Créé en ligne en 2017, Dijoncter est un média indépendant local dijonnais qui publie une version papier annuelle. Nous profitons de notre rencontre avec Camille (1), pour proposer une histoire incomplète de la presse dijonnaise.
par Jocelyn Peyret
Dans les années 1970, la France est submergée de journaux indépendants. Dijon est alors chatouillée par La Côte d’Alerte, un irrégulomadaire satirique qui existera le temps d’une quinzaine de numéros de 1972 à 1975. Hors quelques obscures tentatives (2), il faudra attendre le mois de novembre 2006 avant que n’émerge un autre titre : Blabla. D’obédience libertaire, il sera suivi par la création du premier site d’information en ligne dijonnais : Brassica Nigra, ou « moutarde noire ». Ce « site contributif et dissident », proche d’Indymedia (3), est une « plateforme de publication ouverte à diverses expressions dissidentes, paroles en lutte, récits d’actions, d’initiatives, rédigés directement par les parties prenantes des évènements évoqués. Privilégiant ce qu’on ne lit pas ailleurs dans l’optique de créer un contre-pouvoir médiatique. La modération se fera d’après des critères politiques : pas de contenus à visées électoralistes, à but lucratif, à connotation sexiste, raciste, homophobe ou autrement discriminatoire, ou plus largement de défenses des politiques antisociales en vigueur ».

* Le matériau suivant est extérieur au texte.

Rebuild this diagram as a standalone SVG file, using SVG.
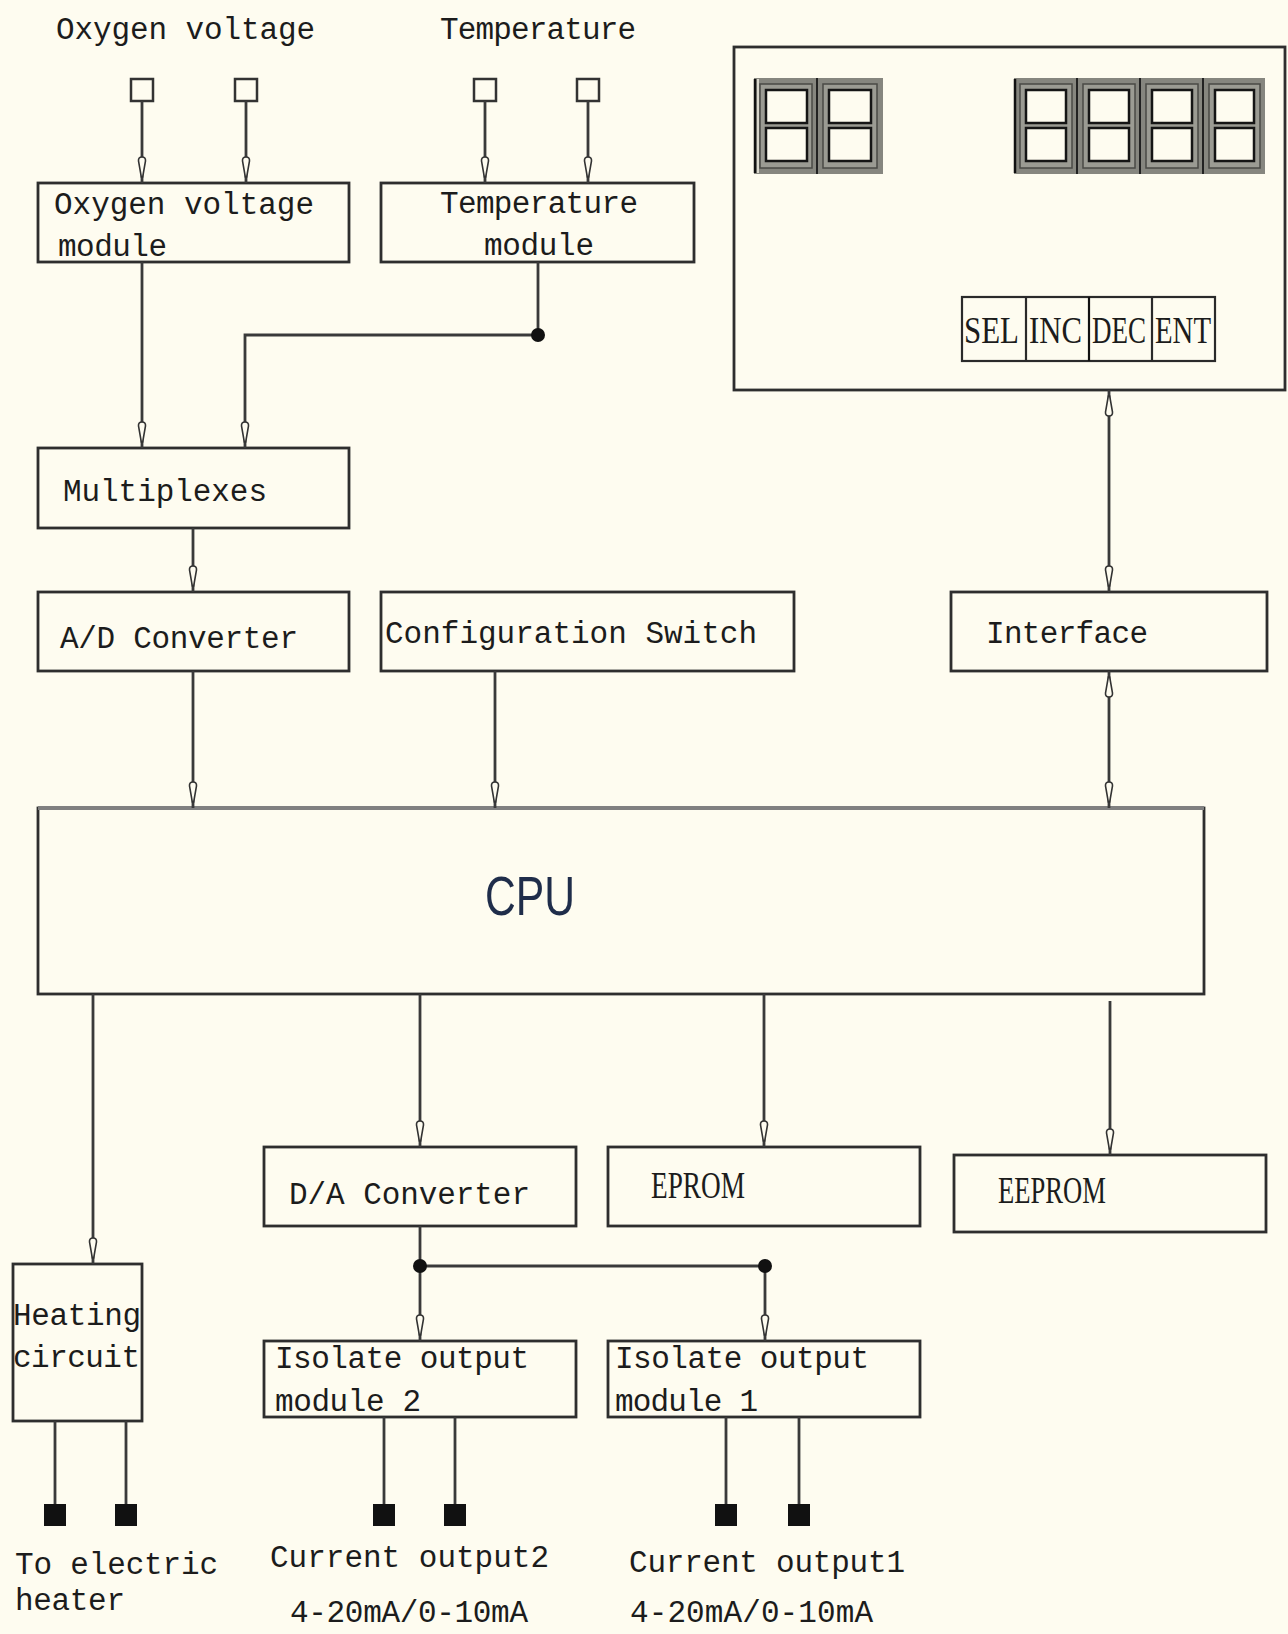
<svg xmlns="http://www.w3.org/2000/svg" width="1288" height="1634" viewBox="0 0 1288 1634">
<defs>
<style>
.bg{fill:#fefcf0}
.box{fill:none;stroke:#2e2e2e;stroke-width:2.8}
.t{font-family:"Liberation Mono","DejaVu Sans Mono",monospace;font-size:31px;fill:#1c1c1c}
.s{font-family:"Liberation Serif","DejaVu Serif",serif;font-size:38px;fill:#1c1c1c}
.b{font-family:"Liberation Serif","DejaVu Serif",serif;font-size:27px;fill:#1c1c1c}
.ln{fill:none;stroke:#3a3a3a;stroke-width:2.8}
.ln2{fill:none;stroke:#3a3a3a;stroke-width:2.8;marker-end:url(#arr)}
.bi{fill:none;stroke:#3a3a3a;stroke-width:2.8;marker-end:url(#arr);marker-start:url(#arr)}
.dot{fill:#111}
.tin{fill:#fefcf0;stroke:#333;stroke-width:2.5}
.tout{fill:#111}
.cell{fill:#86867f}
.bev{fill:#9b9b93;stroke:#4a4a46;stroke-width:1.5}
.pane{fill:#fefcf0;stroke:#151515;stroke-width:2.5}
</style>
<marker id="arr" viewBox="0 0 30 10" markerWidth="30" markerHeight="10" refX="29" refY="5" orient="auto-start-reverse" markerUnits="userSpaceOnUse">
<path d="M3,5 Q3,1.2 7,1.5 L23,4.3 L23,5.7 L7,8.5 Q3,8.8 3,5 Z" fill="#fefcf0" stroke="#333" stroke-width="1.6"/>
</marker>
</defs>
<rect class="bg" x="0" y="0" width="1288" height="1634"/>

<g id="labels-top">
<text class="t" x="56" y="39" textLength="259" lengthAdjust="spacing">Oxygen voltage</text>
<text class="t" x="440" y="39" textLength="196" lengthAdjust="spacing">Temperature</text>
</g>

<g id="terminals-in">
<rect class="tin" x="131" y="79" width="22" height="22"/>
<rect class="tin" x="235" y="79" width="22" height="22"/>
<rect class="tin" x="474" y="79" width="22" height="22"/>
<rect class="tin" x="577" y="79" width="22" height="22"/>
</g>

<g id="oxygen-module">
<rect class="box" x="38" y="183" width="311" height="79"/>
<text class="t" x="54" y="214" textLength="260" lengthAdjust="spacing">Oxygen voltage</text>
<text class="t" x="58" y="256" textLength="109" lengthAdjust="spacing">module</text>
</g>

<g id="temperature-module">
<rect class="box" x="381" y="183" width="313" height="79"/>
<text class="t" x="440" y="213" textLength="198" lengthAdjust="spacing">Temperature</text>
<text class="t" x="484" y="255" textLength="110" lengthAdjust="spacing">module</text>
</g>

<g id="display-panel">
<rect class="box" x="734" y="47" width="551" height="343"/>
<g id="digits-left">
<rect class="cell" x="754" y="78" width="129" height="96"/>
<line x1="755" y1="79" x2="755" y2="173" stroke="#111" stroke-width="2.5"/>
<line x1="758" y1="79" x2="758" y2="173" stroke="#f4f2e6" stroke-width="1.5"/>
<line x1="817" y1="78" x2="817" y2="174" stroke="#222" stroke-width="2"/>
<rect class="bev" x="760" y="84" width="52" height="84"/>
<rect class="pane" x="766" y="90" width="41" height="33"/>
<rect class="pane" x="766" y="128" width="41" height="33"/>
<rect class="bev" x="823" y="84" width="54" height="84"/>
<rect class="pane" x="829" y="90" width="42" height="33"/>
<rect class="pane" x="829" y="128" width="42" height="33"/>
</g>
<g id="digits-right">
<rect class="cell" x="1014" y="78" width="251" height="96"/>
<line x1="1015" y1="79" x2="1015" y2="173" stroke="#111" stroke-width="2.5"/>
<line x1="1077" y1="78" x2="1077" y2="174" stroke="#222" stroke-width="2"/>
<line x1="1140" y1="78" x2="1140" y2="174" stroke="#222" stroke-width="2"/>
<line x1="1203" y1="78" x2="1203" y2="174" stroke="#222" stroke-width="2"/>
<rect class="bev" x="1020" y="84" width="52" height="84"/>
<rect class="pane" x="1026" y="90" width="40" height="33"/>
<rect class="pane" x="1026" y="128" width="40" height="33"/>
<rect class="bev" x="1083" y="84" width="52" height="84"/>
<rect class="pane" x="1089" y="90" width="40" height="33"/>
<rect class="pane" x="1089" y="128" width="40" height="33"/>
<rect class="bev" x="1146" y="84" width="52" height="84"/>
<rect class="pane" x="1152" y="90" width="40" height="33"/>
<rect class="pane" x="1152" y="128" width="40" height="33"/>
<rect class="bev" x="1209" y="84" width="51" height="84"/>
<rect class="pane" x="1215" y="90" width="39" height="33"/>
<rect class="pane" x="1215" y="128" width="39" height="33"/>
</g>
<g id="buttons">
<rect x="962" y="297" width="253" height="64" fill="none" stroke="#2a2a2a" stroke-width="2.2"/>
<line x1="1026" y1="297" x2="1026" y2="361" stroke="#2a2a2a" stroke-width="2.2"/>
<line x1="1089" y1="297" x2="1089" y2="361" stroke="#111" stroke-width="2.2"/>
<line x1="1152" y1="297" x2="1152" y2="361" stroke="#2a2a2a" stroke-width="2.2"/>
<text class="b" transform="translate(964,343) scale(1,1.38)" textLength="55" lengthAdjust="spacingAndGlyphs">SEL</text>
<text class="b" transform="translate(1029,343) scale(1,1.38)" textLength="53" lengthAdjust="spacingAndGlyphs">INC</text>
<text class="b" transform="translate(1092,343) scale(1,1.38)" textLength="54" lengthAdjust="spacingAndGlyphs">DEC</text>
<text class="b" transform="translate(1155,343) scale(1,1.38)" textLength="56" lengthAdjust="spacingAndGlyphs">ENT</text>
</g>
</g>

<g id="multiplexes">
<rect class="box" x="38" y="448" width="311" height="80"/>
<text class="t" x="63" y="501" textLength="204" lengthAdjust="spacing">Multiplexes</text>
</g>

<g id="ad-converter">
<rect class="box" x="38" y="592" width="311" height="79"/>
<text class="t" x="60" y="648" textLength="238" lengthAdjust="spacing">A/D Converter</text>
</g>

<g id="config-switch">
<rect class="box" x="381" y="592" width="413" height="79"/>
<text class="t" x="385" y="643" textLength="372" lengthAdjust="spacing">Configuration Switch</text>
</g>

<g id="interface">
<rect class="box" x="951" y="592" width="316" height="79"/>
<text class="t" x="986" y="643" textLength="162" lengthAdjust="spacing">Interface</text>
</g>

<g id="cpu">
<rect class="box" x="38" y="808" width="1166" height="186"/>
<line x1="38" y1="808" x2="1204" y2="808" stroke="#808080" stroke-width="4"/>
<text x="485" y="915" font-family="Liberation Sans, Arial, sans-serif" font-size="56" fill="#1f2d4a" textLength="90" lengthAdjust="spacingAndGlyphs">CPU</text>
</g>

<g id="heating-circuit">
<rect class="box" x="13" y="1264" width="129" height="157"/>
<text class="t" x="13" y="1325" textLength="128" lengthAdjust="spacing">Heating</text>
<text class="t" x="13" y="1367" textLength="127" lengthAdjust="spacing">circuit</text>
</g>

<g id="da-converter">
<rect class="box" x="264" y="1147" width="312" height="79"/>
<text class="t" x="289" y="1204" textLength="241" lengthAdjust="spacing">D/A Converter</text>
</g>

<g id="eprom">
<rect class="box" x="608" y="1147" width="312" height="79"/>
<text class="s" x="651" y="1198" textLength="94" lengthAdjust="spacingAndGlyphs">EPROM</text>
</g>

<g id="eeprom">
<rect class="box" x="954" y="1155" width="312" height="77"/>
<text class="s" x="998" y="1203" textLength="108" lengthAdjust="spacingAndGlyphs">EEPROM</text>
</g>

<g id="isolate-2">
<rect class="box" x="264" y="1341" width="312" height="76"/>
<text class="t" x="275" y="1368" textLength="254" lengthAdjust="spacing">Isolate output</text>
<text class="t" x="275" y="1411" textLength="146" lengthAdjust="spacing">module 2</text>
</g>

<g id="isolate-1">
<rect class="box" x="608" y="1341" width="312" height="76"/>
<text class="t" x="615" y="1368" textLength="254" lengthAdjust="spacing">Isolate output</text>
<text class="t" x="615" y="1411" textLength="143" lengthAdjust="spacing">module 1</text>
</g>

<g id="terminals-out">
<rect class="tout" x="44" y="1504" width="22" height="22"/>
<rect class="tout" x="115" y="1504" width="22" height="22"/>
<rect class="tout" x="373" y="1504" width="22" height="22"/>
<rect class="tout" x="444" y="1504" width="22" height="22"/>
<rect class="tout" x="715" y="1504" width="22" height="22"/>
<rect class="tout" x="788" y="1504" width="22" height="22"/>
</g>

<g id="labels-bottom">
<text class="t" x="15" y="1574" textLength="203" lengthAdjust="spacing">To electric</text>
<text class="t" x="15" y="1610" textLength="110" lengthAdjust="spacing">heater</text>
<text class="t" x="270" y="1567" textLength="279" lengthAdjust="spacing">Current output2</text>
<text class="t" x="290" y="1622" textLength="238" lengthAdjust="spacing">4-20mA/0-10mA</text>
<text class="t" x="629" y="1572" textLength="276" lengthAdjust="spacing">Current output1</text>
<text class="t" x="630" y="1622" textLength="243" lengthAdjust="spacing">4-20mA/0-10mA</text>
</g>

<g id="connectors">
<path class="ln2" d="M142,101 V183"/>
<path class="ln2" d="M246,101 V183"/>
<path class="ln2" d="M485,101 V183"/>
<path class="ln2" d="M588,101 V183"/>
<path class="ln2" d="M142,262 V448"/>
<path class="ln" d="M538,262 V335"/>
<path class="ln2" d="M538,335 H245 V448"/>
<path class="ln2" d="M193,528 V592"/>
<path class="ln2" d="M193,671 V808"/>
<path class="ln2" d="M495,671 V808"/>
<path class="bi" d="M1109,390 V592"/>
<path class="bi" d="M1109,671 V808"/>
<path class="ln2" d="M93,994 V1264"/>
<path class="ln2" d="M420,994 V1147"/>
<path class="ln2" d="M764,994 V1147"/>
<path class="ln2" d="M1110,1001 V1155"/>
<path class="ln2" d="M420,1226 V1341"/>
<path class="ln2" d="M420,1266 H765 V1341"/>
<path class="ln" d="M55,1421 V1504"/>
<path class="ln" d="M126,1421 V1504"/>
<path class="ln" d="M384,1417 V1504"/>
<path class="ln" d="M455,1417 V1504"/>
<path class="ln" d="M726,1417 V1504"/>
<path class="ln" d="M799,1417 V1504"/>
<circle class="dot" cx="538" cy="335" r="7"/>
<circle class="dot" cx="420" cy="1266" r="7"/>
<circle class="dot" cx="765" cy="1266" r="7"/>
</g>
</svg>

Quant à Blabla, journal à prix libre, « sans code barre, sans rédacteur en chef et sans pitié », il se définit comme une « parution apériodique dijonnaise offensive d’informations locales et globales ». De 2011 à 2013, ils partageront un bout d’actualité avec La mère en gueule, le « journal d’expression libre de la Bourgogne », qui souhaitait « amener les gens à agir, à donner leur avis sur des sujets, des faits, des projets qui les concernent. […] « La Mère en Gueule » préfère l’information à la communication, la satire à la prudence, l’indépendance au léchage de bottes des élites politiques et économiques locales ».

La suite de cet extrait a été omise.